Starting next month, if you have a seizure requiring emergency treatment, you could be enrolled in a research trial without your permission.

While subjects in most medical studies must sign lengthy forms to participate, unconscious, convulsing patients can't give consent. So paramedics will enroll seizure victims in the new study automatically, unless they're wearing a red "opt-out" bracelet.

The unusual approach has been carefully reviewed by medical and ethics experts, and researchers say most people at high-risk for seizures have been supportive.

Stanford and the University of California-San Francisco are two of 17 research centers nationwide that will be studying the best way to give anti-seizure medications. Patients being transported to hospitals in Santa Clara, San Mateo and San Francisco counties will be subject to the new study.

It's the only way to learn about life-saving treatments in an emergency, said Dr. James Quinn, associate professor of emergency medicine at Stanford and a lead researcher on the Rapid Anticonvulsant Medication Prior to Arrival Trial (RAMPART).

"Everybody should be able to give their own individual consent to participate in research," Quinn said. "Unfortunately, in emergency situations some people can't give consent."

Most seizures stop on their own before paramedics arrive. But seizures that last more than a few minutes can damage muscle, heart and brain cells — and even lead to death. Stopping seizures as quickly as possible is critical, but no one has tested the best way to give anti-seizure medications in an emergency.Currently, if a patient is having a seizure — due to epilepsy, head trauma or other reasons — paramedics may give one of several different anti-seizure medications. Depending on regional protocol, the drugs may be delivered through a vein, into the muscle or even via a rectal suppository.

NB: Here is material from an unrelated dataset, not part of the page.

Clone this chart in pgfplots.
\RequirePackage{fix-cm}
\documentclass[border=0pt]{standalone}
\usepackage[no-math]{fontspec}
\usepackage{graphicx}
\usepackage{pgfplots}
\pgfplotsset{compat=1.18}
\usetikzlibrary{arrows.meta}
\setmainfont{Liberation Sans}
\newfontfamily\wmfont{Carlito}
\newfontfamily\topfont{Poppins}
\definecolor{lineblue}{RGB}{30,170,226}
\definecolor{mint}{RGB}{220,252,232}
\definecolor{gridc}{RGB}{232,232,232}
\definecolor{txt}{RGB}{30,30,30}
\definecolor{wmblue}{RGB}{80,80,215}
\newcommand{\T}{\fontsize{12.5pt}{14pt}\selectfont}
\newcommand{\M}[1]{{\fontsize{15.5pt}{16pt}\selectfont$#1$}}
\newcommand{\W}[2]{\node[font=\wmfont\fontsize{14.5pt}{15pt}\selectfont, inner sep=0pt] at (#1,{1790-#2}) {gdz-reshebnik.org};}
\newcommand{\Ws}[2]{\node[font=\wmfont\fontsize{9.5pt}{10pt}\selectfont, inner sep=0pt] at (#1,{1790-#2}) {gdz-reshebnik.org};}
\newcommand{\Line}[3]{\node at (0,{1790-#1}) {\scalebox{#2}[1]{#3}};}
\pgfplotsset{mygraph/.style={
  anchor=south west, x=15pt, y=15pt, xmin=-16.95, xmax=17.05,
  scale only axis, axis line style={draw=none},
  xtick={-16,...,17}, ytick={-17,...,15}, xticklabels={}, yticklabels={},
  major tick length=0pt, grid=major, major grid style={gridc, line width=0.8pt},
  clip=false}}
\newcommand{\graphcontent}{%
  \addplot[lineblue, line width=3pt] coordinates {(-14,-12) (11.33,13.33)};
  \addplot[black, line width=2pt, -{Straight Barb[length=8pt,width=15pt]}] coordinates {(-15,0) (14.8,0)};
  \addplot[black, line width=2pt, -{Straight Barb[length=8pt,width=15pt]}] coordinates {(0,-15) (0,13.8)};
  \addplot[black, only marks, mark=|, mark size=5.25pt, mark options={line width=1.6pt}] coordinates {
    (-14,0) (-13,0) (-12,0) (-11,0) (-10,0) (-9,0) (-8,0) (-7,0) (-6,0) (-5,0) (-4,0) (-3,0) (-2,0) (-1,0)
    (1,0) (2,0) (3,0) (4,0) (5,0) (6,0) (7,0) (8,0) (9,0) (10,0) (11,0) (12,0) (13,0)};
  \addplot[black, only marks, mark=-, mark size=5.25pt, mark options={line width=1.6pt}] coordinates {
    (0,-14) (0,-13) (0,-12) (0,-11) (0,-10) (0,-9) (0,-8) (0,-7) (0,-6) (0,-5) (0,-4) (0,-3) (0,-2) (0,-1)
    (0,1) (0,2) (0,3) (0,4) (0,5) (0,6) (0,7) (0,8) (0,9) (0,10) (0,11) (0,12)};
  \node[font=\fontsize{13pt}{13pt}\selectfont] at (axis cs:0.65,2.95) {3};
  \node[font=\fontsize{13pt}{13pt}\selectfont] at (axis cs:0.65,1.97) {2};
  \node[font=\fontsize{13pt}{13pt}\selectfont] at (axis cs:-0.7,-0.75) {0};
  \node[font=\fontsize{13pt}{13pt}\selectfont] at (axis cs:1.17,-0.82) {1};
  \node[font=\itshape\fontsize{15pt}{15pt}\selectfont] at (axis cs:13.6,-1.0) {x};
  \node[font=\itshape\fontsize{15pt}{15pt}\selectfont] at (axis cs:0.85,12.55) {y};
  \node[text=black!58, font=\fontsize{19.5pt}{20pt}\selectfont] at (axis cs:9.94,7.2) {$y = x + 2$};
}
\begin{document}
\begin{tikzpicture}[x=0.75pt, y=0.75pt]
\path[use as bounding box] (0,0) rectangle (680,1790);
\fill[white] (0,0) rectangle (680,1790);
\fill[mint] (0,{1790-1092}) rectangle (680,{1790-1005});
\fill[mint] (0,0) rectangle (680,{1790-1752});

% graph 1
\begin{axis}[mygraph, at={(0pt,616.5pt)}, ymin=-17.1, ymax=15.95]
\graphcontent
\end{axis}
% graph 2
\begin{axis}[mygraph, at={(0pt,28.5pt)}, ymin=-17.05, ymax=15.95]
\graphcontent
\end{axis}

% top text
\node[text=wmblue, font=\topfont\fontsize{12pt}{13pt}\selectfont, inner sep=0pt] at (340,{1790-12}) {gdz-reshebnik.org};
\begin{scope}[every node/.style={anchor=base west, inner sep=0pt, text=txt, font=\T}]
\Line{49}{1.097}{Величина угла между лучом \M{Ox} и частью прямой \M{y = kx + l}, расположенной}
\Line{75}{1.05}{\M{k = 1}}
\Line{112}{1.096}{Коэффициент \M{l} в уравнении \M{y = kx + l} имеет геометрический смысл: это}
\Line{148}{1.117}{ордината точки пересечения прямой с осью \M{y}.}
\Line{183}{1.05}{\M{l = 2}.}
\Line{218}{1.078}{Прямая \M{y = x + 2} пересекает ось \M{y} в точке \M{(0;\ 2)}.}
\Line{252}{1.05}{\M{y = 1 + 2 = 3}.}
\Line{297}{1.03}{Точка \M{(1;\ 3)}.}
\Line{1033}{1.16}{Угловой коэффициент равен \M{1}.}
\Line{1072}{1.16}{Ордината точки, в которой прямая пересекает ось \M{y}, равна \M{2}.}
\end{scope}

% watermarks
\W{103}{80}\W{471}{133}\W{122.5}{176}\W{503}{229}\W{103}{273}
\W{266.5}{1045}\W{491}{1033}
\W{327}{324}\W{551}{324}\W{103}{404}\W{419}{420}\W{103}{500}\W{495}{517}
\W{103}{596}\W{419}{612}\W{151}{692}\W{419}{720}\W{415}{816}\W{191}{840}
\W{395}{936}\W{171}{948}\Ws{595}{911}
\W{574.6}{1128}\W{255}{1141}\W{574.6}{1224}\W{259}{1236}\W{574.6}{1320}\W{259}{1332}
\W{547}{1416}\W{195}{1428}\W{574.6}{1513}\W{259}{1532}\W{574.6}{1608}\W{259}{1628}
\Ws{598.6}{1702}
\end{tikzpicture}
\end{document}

For the study, researchers will compare two methods of giving anti-seizure medications: the traditional way, by placing an intravenous line (IV), and a newer way that uses a pre-loaded syringe to administer a shot in the muscle.

Patients in areas covered by the study will get both an IV and an intramuscular shot, but only one of those will contain an anti-seizure drug — either a drug called lorazepam in the IV, or a drug called midazolam in the shot.

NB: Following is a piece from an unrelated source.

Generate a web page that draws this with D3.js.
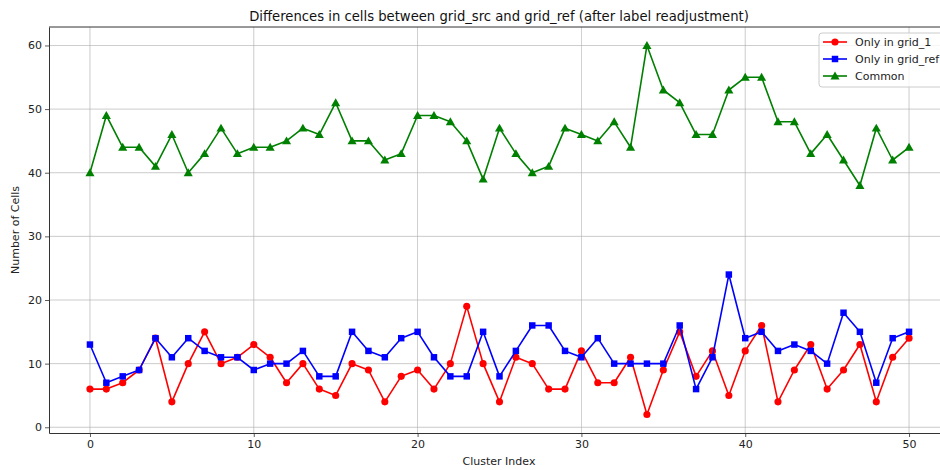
<!DOCTYPE html>
<html>
<head>
<meta charset="utf-8">
<script src="https://cdn.jsdelivr.net/npm/d3@7"></script>
<style>
  html, body { margin: 0; padding: 0; background: #fff; overflow: hidden; }
  svg { display: block; font-family: "DejaVu Sans", sans-serif; }
</style>
</head>
<body>
<svg id="chart" width="940" height="470"></svg>
<script>
// Cluster indices 0..50
const clusters = d3.range(0, 51);

// Cells found only in grid_1
const onlyGrid1 = [6, 6, 7, 9, 14, 4, 10, 15, 10, 11, 13, 11, 7, 10, 6, 5, 10, 9, 4, 8,
  9, 6, 10, 19, 10, 4, 11, 10, 6, 6, 12, 7, 7, 11, 2, 9, 15, 8, 12, 5,
  12, 16, 4, 9, 13, 6, 9, 13, 4, 11, 14];

// Cells found only in grid_ref
const onlyGridRef = [13, 7, 8, 9, 14, 11, 14, 12, 11, 11, 9, 10, 10, 12, 8, 8, 15, 12, 11, 14,
  15, 11, 8, 8, 15, 8, 12, 16, 16, 12, 11, 14, 10, 10, 10, 10, 16, 6, 11, 24,
  14, 15, 12, 13, 12, 10, 18, 15, 7, 14, 15];

// Cells present in both grids
const common = [40, 49, 44, 44, 41, 46, 40, 43, 47, 43, 44, 44, 45, 47, 46, 51, 45, 45, 42, 43,
  49, 49, 48, 45, 39, 47, 43, 40, 41, 47, 46, 45, 48, 44, 60, 53, 51, 46, 46, 53,
  55, 55, 48, 48, 43, 46, 42, 38, 47, 42, 44];

const xTicks = [0, 10, 20, 30, 40, 50];
const yTicks = [0, 10, 20, 30, 40, 50, 60];

const seriesList = [
  { name: "Only in grid_1", values: onlyGrid1, color: "#ff0000", marker: "circle" },
  { name: "Only in grid_ref", values: onlyGridRef, color: "#0000ff", marker: "square" },
  { name: "Common", values: common, color: "#008000", marker: "triangle" }
];

const svg = d3.select("#chart");
const plotLeft = 49, plotTop = 27, plotW = 901, plotH = 406;

const x = d3.scaleLinear().domain([-2.5, 52.5]).range([plotLeft, plotLeft + plotW]);
const y = d3.scaleLinear().domain([-0.9, 62.9]).range([plotTop + plotH, plotTop]);

// grid lines
const grid = svg.append("g");
grid.selectAll("line.gx").data(xTicks).join("line")
  .attr("x1", d => x(d)).attr("x2", d => x(d))
  .attr("y1", plotTop).attr("y2", plotTop + plotH)
  .attr("stroke", "#b0b0b0").attr("stroke-width", 0.8).attr("opacity", 0.8);
grid.selectAll("line.gy").data(yTicks).join("line")
  .attr("x1", plotLeft).attr("x2", plotLeft + plotW)
  .attr("y1", d => y(d)).attr("y2", d => y(d))
  .attr("stroke", "#b0b0b0").attr("stroke-width", 0.8).attr("opacity", 0.8);

// series lines and markers
const line = d3.line().x((d, i) => x(clusters[i])).y(d => y(d));
const symbols = {
  circle: d3.symbol().type(d3.symbolCircle).size(40),
  square: d3.symbol().type(d3.symbolSquare).size(42),
  triangle: d3.symbol().type(d3.symbolTriangle).size(36)
};

seriesList.forEach(s => {
  const g = svg.append("g");
  g.append("path").datum(s.values)
    .attr("d", line)
    .attr("fill", "none")
    .attr("stroke", s.color)
    .attr("stroke-width", 1.6)
    .attr("stroke-linejoin", "round");
  g.selectAll("path.m").data(s.values).join("path")
    .attr("class", "m")
    .attr("d", symbols[s.marker])
    .attr("transform", (d, i) => `translate(${x(clusters[i])},${y(d) + (s.marker === "triangle" ? 0.8 : 0)})`)
    .attr("fill", s.color);
});

// axes
const xAxis = svg.append("g")
  .attr("transform", `translate(0,${plotTop + plotH})`)
  .call(d3.axisBottom(x).tickValues(xTicks).tickSize(4).tickSizeOuter(0).tickPadding(3).tickFormat(d3.format("d")));
const yAxis = svg.append("g")
  .attr("transform", `translate(${plotLeft},0)`)
  .call(d3.axisLeft(y).tickValues(yTicks).tickSize(4).tickSizeOuter(0).tickPadding(3).tickFormat(d3.format("d")));
[xAxis, yAxis].forEach(a => {
  a.select(".domain").attr("stroke", "#333").attr("stroke-width", 1);
  a.selectAll(".tick line").attr("stroke", "#333").attr("stroke-width", 0.8);
  a.selectAll(".tick text").attr("fill", "#222").attr("font-size", 11)
    .attr("font-family", "DejaVu Sans");
});

// top spine
svg.append("line")
  .attr("x1", plotLeft).attr("x2", plotLeft + plotW)
  .attr("y1", plotTop).attr("y2", plotTop)
  .attr("stroke", "#333").attr("stroke-width", 1);

// title and axis labels
svg.append("text")
  .attr("x", 499).attr("y", 21)
  .attr("text-anchor", "middle")
  .attr("font-size", 13.2).attr("fill", "#111")
  .text("Differences in cells between grid_src and grid_ref (after label readjustment)");
svg.append("text")
  .attr("x", 499).attr("y", 465)
  .attr("text-anchor", "middle")
  .attr("font-size", 11).attr("fill", "#222")
  .text("Cluster Index");
svg.append("text")
  .attr("transform", `translate(19,${plotTop + plotH / 2}) rotate(-90)`)
  .attr("text-anchor", "middle")
  .attr("font-size", 11).attr("fill", "#222")
  .text("Number of Cells");

// legend
const legend = svg.append("g").attr("transform", "translate(819,33)");
legend.append("rect")
  .attr("x", 0).attr("y", 0).attr("width", 140).attr("height", 54)
  .attr("rx", 3)
  .attr("fill", "#fff").attr("fill-opacity", 0.8)
  .attr("stroke", "#cccccc").attr("stroke-width", 1);
seriesList.forEach((s, i) => {
  const cy = 9 + i * 17;
  legend.append("line")
    .attr("x1", 4).attr("x2", 28).attr("y1", cy).attr("y2", cy)
    .attr("stroke", s.color).attr("stroke-width", 1.6);
  legend.append("path")
    .attr("d", symbols[s.marker])
    .attr("transform", `translate(16,${cy + (s.marker === "triangle" ? 0.8 : 0)})`)
    .attr("fill", s.color);
  legend.append("text")
    .attr("x", 36).attr("y", cy + 4)
    .attr("font-size", 11).attr("fill", "#222")
    .text(s.name);
});
</script>
</body>
</html>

"The study is lower risk," Quinn said, "in that nobody is getting a placebo; everybody is being treated."

Before approval, the trial went through a rigorous review process by the National Institutes of Health and the universities' ethics boards.

Studies like this must meet strict guidelines, said Dr. Arthur Caplan, director of the Center for Bioethics at the University of Pennsylvania. Similar trials have been done to test heart attack treatments and new blood products.

"You have to be able to show that you can't really study what you're trying to study in any other way," Caplan said.

Researchers must also prove the trial offers a direct benefit to patients and that they've taken steps to publicize the study.

For the past 10 months, RAMPART researchers have been conducting focus groups, running ads in local papers and speaking at community gatherings. The researchers focused their outreach on high-risk groups, including people with epilepsy and those recovering from drug or alcohol withdrawal and stroke.

Despite the potential for controversy, Quinn said, most people have responded positively.

"About 87 percent of people agreed or strongly agreed that the benefits were worth the risks," Quinn said, "and they would agree to participate if it was worthwhile to the community."

So far, only a handful of people have asked for the opt-out bracelet, said Michele Meeker, clinical research coordinator at UCSF. Similar to the popular "Live Strong" bands, the red-and-white rubber bracelets read "RAMPART Declined."

Some hope the study results will eventually lead to a device people could carry to stop emergency seizures — a shot pre-loaded with anti-seizure medication, similar to an Epi-pen for severe allergic reactions.

"If they can do that, what a relief," said Paula Apodaca, who has lived with epilepsy for more than 50 years and said she'd be happy to participate in the study.